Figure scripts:
——

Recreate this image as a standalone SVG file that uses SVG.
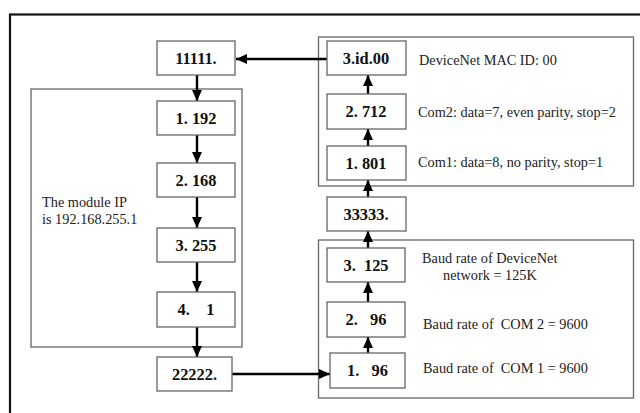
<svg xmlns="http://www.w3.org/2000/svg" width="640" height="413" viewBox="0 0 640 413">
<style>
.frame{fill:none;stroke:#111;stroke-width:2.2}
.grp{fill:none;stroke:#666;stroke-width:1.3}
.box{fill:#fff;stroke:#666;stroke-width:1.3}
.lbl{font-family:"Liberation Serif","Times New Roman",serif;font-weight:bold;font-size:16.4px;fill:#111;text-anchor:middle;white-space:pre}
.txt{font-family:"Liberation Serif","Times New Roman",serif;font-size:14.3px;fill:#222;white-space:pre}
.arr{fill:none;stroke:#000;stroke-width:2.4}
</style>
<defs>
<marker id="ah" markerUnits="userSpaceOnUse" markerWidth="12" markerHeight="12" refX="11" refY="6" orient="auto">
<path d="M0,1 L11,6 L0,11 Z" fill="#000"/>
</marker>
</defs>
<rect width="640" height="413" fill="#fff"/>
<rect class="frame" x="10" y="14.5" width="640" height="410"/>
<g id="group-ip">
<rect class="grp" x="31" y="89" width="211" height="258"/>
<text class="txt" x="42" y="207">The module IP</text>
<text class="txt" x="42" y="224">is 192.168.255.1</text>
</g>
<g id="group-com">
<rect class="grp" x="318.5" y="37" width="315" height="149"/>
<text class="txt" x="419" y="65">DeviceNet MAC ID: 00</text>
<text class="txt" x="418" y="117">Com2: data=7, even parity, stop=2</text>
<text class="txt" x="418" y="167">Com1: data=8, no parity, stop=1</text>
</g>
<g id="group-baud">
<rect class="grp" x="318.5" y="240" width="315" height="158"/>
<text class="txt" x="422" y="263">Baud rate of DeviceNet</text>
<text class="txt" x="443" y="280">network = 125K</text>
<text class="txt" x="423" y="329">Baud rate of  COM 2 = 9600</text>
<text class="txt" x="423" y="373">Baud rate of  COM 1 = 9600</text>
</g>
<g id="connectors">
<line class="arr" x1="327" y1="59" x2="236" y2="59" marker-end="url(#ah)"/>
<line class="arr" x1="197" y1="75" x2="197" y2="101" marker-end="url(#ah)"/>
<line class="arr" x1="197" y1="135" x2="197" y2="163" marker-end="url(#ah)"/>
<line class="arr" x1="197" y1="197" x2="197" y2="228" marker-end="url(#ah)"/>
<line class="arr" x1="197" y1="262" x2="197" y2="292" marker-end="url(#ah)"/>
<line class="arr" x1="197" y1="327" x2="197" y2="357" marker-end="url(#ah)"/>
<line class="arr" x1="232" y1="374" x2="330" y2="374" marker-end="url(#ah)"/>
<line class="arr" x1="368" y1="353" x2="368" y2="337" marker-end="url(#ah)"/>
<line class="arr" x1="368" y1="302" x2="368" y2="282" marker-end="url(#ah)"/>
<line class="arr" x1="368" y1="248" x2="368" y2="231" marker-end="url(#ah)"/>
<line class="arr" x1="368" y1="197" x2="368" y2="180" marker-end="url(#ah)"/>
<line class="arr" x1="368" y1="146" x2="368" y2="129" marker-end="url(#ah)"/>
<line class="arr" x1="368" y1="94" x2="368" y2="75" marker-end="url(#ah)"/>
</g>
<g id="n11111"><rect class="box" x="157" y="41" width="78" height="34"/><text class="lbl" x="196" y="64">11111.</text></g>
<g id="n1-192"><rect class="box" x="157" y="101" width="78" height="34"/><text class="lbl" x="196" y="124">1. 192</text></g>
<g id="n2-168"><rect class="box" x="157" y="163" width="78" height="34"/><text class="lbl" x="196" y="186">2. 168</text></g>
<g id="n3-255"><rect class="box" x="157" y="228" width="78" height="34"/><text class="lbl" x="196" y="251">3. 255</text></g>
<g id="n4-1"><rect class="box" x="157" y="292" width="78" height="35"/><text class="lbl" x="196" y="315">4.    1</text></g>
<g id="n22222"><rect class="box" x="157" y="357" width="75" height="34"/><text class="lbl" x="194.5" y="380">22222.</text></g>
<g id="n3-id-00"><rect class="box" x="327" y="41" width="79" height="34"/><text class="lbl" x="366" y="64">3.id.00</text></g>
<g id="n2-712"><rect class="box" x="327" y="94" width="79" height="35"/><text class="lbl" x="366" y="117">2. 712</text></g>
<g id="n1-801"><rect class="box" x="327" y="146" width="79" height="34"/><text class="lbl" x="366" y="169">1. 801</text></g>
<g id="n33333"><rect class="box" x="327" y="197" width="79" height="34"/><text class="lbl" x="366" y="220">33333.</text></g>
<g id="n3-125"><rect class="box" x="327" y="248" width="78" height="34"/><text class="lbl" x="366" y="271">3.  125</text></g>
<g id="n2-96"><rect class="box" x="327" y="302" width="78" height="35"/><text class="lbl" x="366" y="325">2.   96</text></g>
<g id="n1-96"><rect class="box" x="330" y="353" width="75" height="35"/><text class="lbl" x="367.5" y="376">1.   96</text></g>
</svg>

——

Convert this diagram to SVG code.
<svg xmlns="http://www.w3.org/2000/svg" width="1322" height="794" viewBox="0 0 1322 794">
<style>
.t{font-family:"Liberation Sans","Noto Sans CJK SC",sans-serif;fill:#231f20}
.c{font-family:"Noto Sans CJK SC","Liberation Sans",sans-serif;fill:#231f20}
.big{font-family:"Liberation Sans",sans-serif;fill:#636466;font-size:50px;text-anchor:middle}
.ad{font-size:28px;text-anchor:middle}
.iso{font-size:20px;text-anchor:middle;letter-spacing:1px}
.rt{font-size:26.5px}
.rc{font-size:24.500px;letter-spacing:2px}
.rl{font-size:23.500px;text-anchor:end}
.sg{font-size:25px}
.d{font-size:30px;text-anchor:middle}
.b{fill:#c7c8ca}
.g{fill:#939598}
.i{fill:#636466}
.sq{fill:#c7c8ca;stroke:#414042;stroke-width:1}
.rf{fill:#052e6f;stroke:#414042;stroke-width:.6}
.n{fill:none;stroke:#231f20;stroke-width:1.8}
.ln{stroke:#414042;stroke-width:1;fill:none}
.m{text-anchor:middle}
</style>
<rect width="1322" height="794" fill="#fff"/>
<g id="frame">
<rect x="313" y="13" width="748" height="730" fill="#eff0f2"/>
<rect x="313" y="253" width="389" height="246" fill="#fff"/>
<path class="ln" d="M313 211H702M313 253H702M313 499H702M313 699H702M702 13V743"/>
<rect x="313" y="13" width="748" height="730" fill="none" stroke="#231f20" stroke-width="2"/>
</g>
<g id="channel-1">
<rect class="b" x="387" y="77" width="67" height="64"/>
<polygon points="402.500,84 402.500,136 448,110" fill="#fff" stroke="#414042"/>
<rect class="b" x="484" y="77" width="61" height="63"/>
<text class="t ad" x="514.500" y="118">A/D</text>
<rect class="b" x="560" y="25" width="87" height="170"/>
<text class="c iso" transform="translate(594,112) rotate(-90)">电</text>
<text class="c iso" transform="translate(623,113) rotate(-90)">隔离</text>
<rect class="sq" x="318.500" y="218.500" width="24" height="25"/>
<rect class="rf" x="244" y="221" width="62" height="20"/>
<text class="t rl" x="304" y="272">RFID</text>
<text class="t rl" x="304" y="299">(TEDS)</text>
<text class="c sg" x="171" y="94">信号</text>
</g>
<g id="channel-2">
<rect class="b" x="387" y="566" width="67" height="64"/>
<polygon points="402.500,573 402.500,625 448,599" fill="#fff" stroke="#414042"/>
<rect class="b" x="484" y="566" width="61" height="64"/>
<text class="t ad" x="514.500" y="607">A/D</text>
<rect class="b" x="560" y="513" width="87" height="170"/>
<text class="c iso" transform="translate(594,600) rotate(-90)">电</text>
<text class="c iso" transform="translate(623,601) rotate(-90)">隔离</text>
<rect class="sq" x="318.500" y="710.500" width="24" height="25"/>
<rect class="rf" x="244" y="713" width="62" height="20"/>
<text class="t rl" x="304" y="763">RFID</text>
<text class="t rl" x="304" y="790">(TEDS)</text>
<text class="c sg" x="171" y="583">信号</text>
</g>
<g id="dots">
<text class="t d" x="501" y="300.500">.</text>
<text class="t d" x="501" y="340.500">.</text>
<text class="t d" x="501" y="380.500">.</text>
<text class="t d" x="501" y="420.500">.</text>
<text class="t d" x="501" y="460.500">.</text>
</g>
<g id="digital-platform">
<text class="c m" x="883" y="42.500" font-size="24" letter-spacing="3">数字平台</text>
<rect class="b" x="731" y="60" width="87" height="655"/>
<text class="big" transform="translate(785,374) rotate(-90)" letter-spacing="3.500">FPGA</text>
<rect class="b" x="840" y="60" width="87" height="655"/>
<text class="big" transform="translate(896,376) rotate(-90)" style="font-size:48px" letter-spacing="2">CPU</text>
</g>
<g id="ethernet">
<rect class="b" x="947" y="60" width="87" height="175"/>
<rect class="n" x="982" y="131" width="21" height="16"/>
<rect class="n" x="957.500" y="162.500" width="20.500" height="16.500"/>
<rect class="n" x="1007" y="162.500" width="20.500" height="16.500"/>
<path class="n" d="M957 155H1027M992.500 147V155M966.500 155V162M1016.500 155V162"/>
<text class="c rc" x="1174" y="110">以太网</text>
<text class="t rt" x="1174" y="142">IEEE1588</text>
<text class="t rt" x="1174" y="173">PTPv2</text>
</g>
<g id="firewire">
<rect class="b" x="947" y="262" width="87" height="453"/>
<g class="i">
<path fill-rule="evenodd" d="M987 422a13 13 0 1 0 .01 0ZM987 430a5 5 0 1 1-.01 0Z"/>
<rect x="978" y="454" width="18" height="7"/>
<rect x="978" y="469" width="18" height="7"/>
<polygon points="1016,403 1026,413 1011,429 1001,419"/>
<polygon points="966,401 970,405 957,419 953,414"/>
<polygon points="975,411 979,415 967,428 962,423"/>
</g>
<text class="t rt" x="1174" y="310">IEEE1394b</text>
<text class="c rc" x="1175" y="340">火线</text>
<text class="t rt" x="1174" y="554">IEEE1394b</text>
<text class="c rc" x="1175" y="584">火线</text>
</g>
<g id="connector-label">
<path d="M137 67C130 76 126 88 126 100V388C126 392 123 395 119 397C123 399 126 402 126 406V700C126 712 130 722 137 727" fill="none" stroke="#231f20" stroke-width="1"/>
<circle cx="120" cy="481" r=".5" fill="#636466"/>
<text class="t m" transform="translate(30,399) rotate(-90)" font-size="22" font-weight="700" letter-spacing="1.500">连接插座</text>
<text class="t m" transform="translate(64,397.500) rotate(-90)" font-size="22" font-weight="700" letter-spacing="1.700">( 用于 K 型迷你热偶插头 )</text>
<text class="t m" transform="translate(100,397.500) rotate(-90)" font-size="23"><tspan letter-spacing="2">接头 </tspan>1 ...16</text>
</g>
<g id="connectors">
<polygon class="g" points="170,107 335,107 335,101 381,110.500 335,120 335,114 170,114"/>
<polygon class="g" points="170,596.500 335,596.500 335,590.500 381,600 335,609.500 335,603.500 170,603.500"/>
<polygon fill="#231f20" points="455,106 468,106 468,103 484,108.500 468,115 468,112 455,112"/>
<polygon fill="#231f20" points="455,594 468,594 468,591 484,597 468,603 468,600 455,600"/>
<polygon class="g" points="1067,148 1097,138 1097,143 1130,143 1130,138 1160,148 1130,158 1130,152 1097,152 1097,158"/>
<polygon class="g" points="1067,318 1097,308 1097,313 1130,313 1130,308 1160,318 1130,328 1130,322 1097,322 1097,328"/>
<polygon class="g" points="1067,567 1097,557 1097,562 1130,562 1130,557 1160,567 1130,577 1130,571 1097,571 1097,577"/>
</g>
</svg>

——

*Short task*:
Return every line from the records above that holds the word "this".

*Correct response*:
Recreate this image as a standalone SVG file that uses SVG.
Convert this diagram to SVG code.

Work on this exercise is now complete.